Summer is finally here and those high temperatures can be dangerous for those who are involved in a line of work that exposes them to the heat. If workers are not monitored carefully, working in the heat can lead to dehydration, dizziness or even death. Here are some tips for beating the heat and working safely in warmer environments.
- Try to work in shade if possible. Avoiding direct contact with the sun is one of the best ways to beat the heat when working outdoors. Try to find a way to provide shade to your employees if possible. This can include setting up portable shade, relocating indoors or working near natural shaded environments such as trees or tall buildings.

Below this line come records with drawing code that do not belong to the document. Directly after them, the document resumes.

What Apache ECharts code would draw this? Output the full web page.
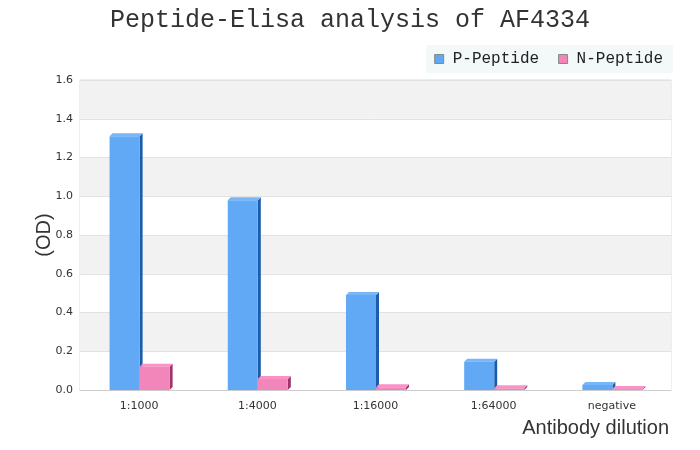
<!DOCTYPE html>
<html>
<head>
<meta charset="utf-8">
<script src="https://cdn.jsdelivr.net/npm/echarts@6/dist/echarts.min.js"></script>
<style>html,body{margin:0;padding:0;background:#fff}#c{width:700px;height:450px}</style>
</head>
<body>
<div id="c"></div>
<script>
const categories = ['1:1000', '1:4000', '1:16000', '1:64000', 'negative'];
const pPeptide = [1.31, 0.98, 0.49, 0.146, 0.026];
const nPeptide = [0.12, 0.057, 0.014, 0.009, 0.005];
const yTicks = [0, 0.2, 0.4, 0.6, 0.8, 1.0, 1.2, 1.4, 1.6];

const chart = echarts.init(document.getElementById('c'));

function make3D(offsetSide, front, side, top) {
  return function (params, api) {
    const idx = api.value(0);
    const val = api.value(1);
    const band = api.size([1, 0])[0];
    const bw = band * 0.254;
    const c = api.coord([idx, 0]);
    const t = api.coord([idx, val]);
    const cx = c[0] + 0.5;
    const x0 = offsetSide < 0 ? cx - bw : cx;
    const x1 = x0 + bw;
    const base = c[1];
    const ty = t[1];
    const d = 3;
    return {
      type: 'group',
      children: [
        { type: 'polygon', shape: { points: [[x1, ty], [x1 + d, ty - d], [x1 + d, base - d], [x1, base]] }, style: { fill: side } },
        { type: 'polygon', shape: { points: [[x0, ty], [x0 + d, ty - d], [x1 + d, ty - d], [x1, ty]] }, style: { fill: top } },
        { type: 'rect', shape: { x: x0, y: ty, width: bw, height: base - ty }, style: { fill: front } }
      ]
    };
  };
}

chart.setOption({
  animation: false,
  title: {
    text: 'Peptide-Elisa analysis of AF4334',
    left: 'center',
    top: 3,
    textStyle: { fontFamily: 'Liberation Mono', fontSize: 25, fontWeight: 'normal', color: '#333' }
  },
  legend: {
    right: 27,
    top: 45,
    backgroundColor: '#f3f9f9',
    padding: [6, 10, 6, 8],
    itemWidth: 9,
    itemHeight: 9,
    itemGap: 19,
    textStyle: { fontFamily: 'Liberation Mono', fontSize: 16, color: '#222', padding: [0, 0, 0, 4] },
    data: [
      { name: 'P-Peptide', icon: 'rect', itemStyle: { color: '#60a8f4', borderColor: '#888', borderWidth: 1 } },
      { name: 'N-Peptide', icon: 'rect', itemStyle: { color: '#f286b8', borderColor: '#888', borderWidth: 1 } }
    ]
  },
  grid: { left: 80, right: 29, top: 80, bottom: 60, show: true, borderColor: '#dddddd', borderWidth: 1, backgroundColor: 'transparent' },
  xAxis: {
    type: 'category',
    data: categories,
    axisTick: { show: false },
    axisLine: { lineStyle: { color: '#cccccc' } },
    axisLabel: { fontFamily: 'DejaVu Sans', fontSize: 11, color: '#333', margin: 11 },
    name: 'Antibody dilution',
    nameLocation: 'end',
    nameGap: 0,
    nameTextStyle: { fontFamily: 'Liberation Sans', fontSize: 20, color: '#333', align: 'right', verticalAlign: 'top', padding: [28, 2, 0, 0] }
  },
  yAxis: {
    type: 'value',
    min: yTicks[0],
    max: yTicks[yTicks.length - 1],
    interval: 0.2,
    axisLine: { show: false },
    axisTick: { show: false },
    axisLabel: { fontFamily: 'DejaVu Sans', fontSize: 11, color: '#333', margin: 7, formatter: v => v.toFixed(1) },
    splitLine: { lineStyle: { color: '#e2e2e2' } },
    splitArea: { show: true, areaStyle: { color: ['#ffffff', '#f2f2f2'] } },
    name: '(OD)',
    nameLocation: 'middle',
    nameGap: 26,
    nameMoveOverlap: false,
    nameTextStyle: { fontFamily: 'Liberation Sans', fontSize: 20, color: '#333' }
  },
  series: [
    {
      name: 'P-Peptide',
      type: 'custom',
      renderItem: make3D(-1, '#61a9f4', '#1a5eab', '#78b6f8'),
      itemStyle: { color: '#60a8f4' },
      encode: { x: 0, y: 1 },
      data: categories.map((c, i) => [i, pPeptide[i]])
    },
    {
      name: 'N-Peptide',
      type: 'custom',
      renderItem: make3D(1, '#f285ba', '#a0336a', '#fb92c6'),
      itemStyle: { color: '#f286b8' },
      encode: { x: 0, y: 1 },
      data: categories.map((c, i) => [i, nPeptide[i]])
    }
  ]
});
</script>
</body>
</html>
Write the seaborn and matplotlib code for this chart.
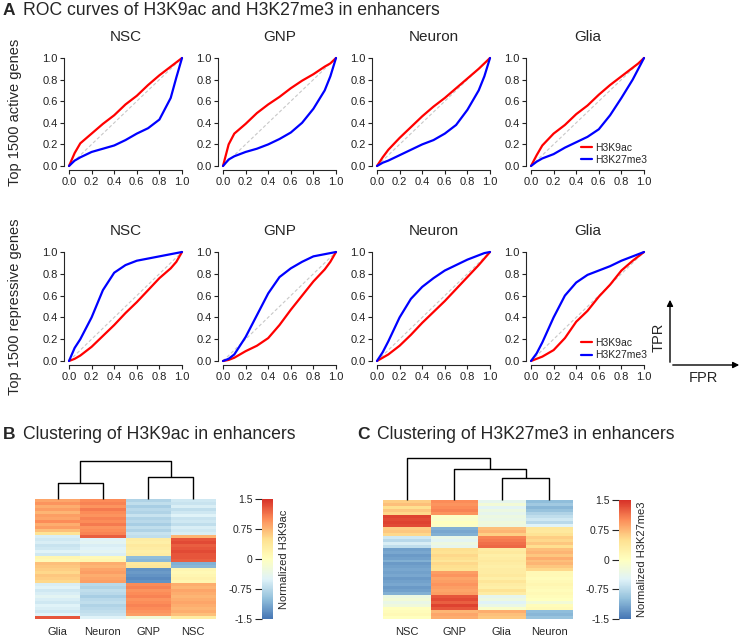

- Stay hydrated. The human body is about 60 percent water and needs to stay hydrated. Most experts advise that a half gallon of water should be consumed a day. It’s okay to drink a little bit more than that when working in heated environments just to be on the safe side. Still, be sure not to drink too much water because that can lead to death as well. There are certain drinks that should be avoided before working in the heat, such as coffee, soft drinks, and alcohol. These drinks are dehydrants and can increase the risk of employees suffering from heat-related symptoms. Also, drinking water before the shift is a great way to prevent dehydration in the first place. Drinking water when you are already dehydrated won’t immediately make dehydration symptoms go away. It takes time for the fluids to rehydrate the body.
- Take more breaks. It gives the body and mind rest. Taking more breaks also gives works the opportunity to find some shade and get out of the sun. Avoiding direct sunlight for at least a little bit can help towards creating a safer working environment in the heat.
- Dress for the weather. This means shorts or sundresses for women if it is appropriate at your workplace. However, it’s also okay to wear athletic, base layer long sleeves or underwear undershirts/shorts in order to cover areas of the body and prevent direct contact with the sun. Hats that protect the face, ears, and neck are also great ways to go. Lastly, sunscreen can be your best friend (in addition to water).
- Tell all employees to watch each other for heat-related symptoms. This can include headaches, dizziness, fainting or disorientation. You can’t catch everything. It’s best to make sure your people are looking out for each other. Also, make sure there is a facility, room or tent around where those who are experiencing these symptoms can go to for help.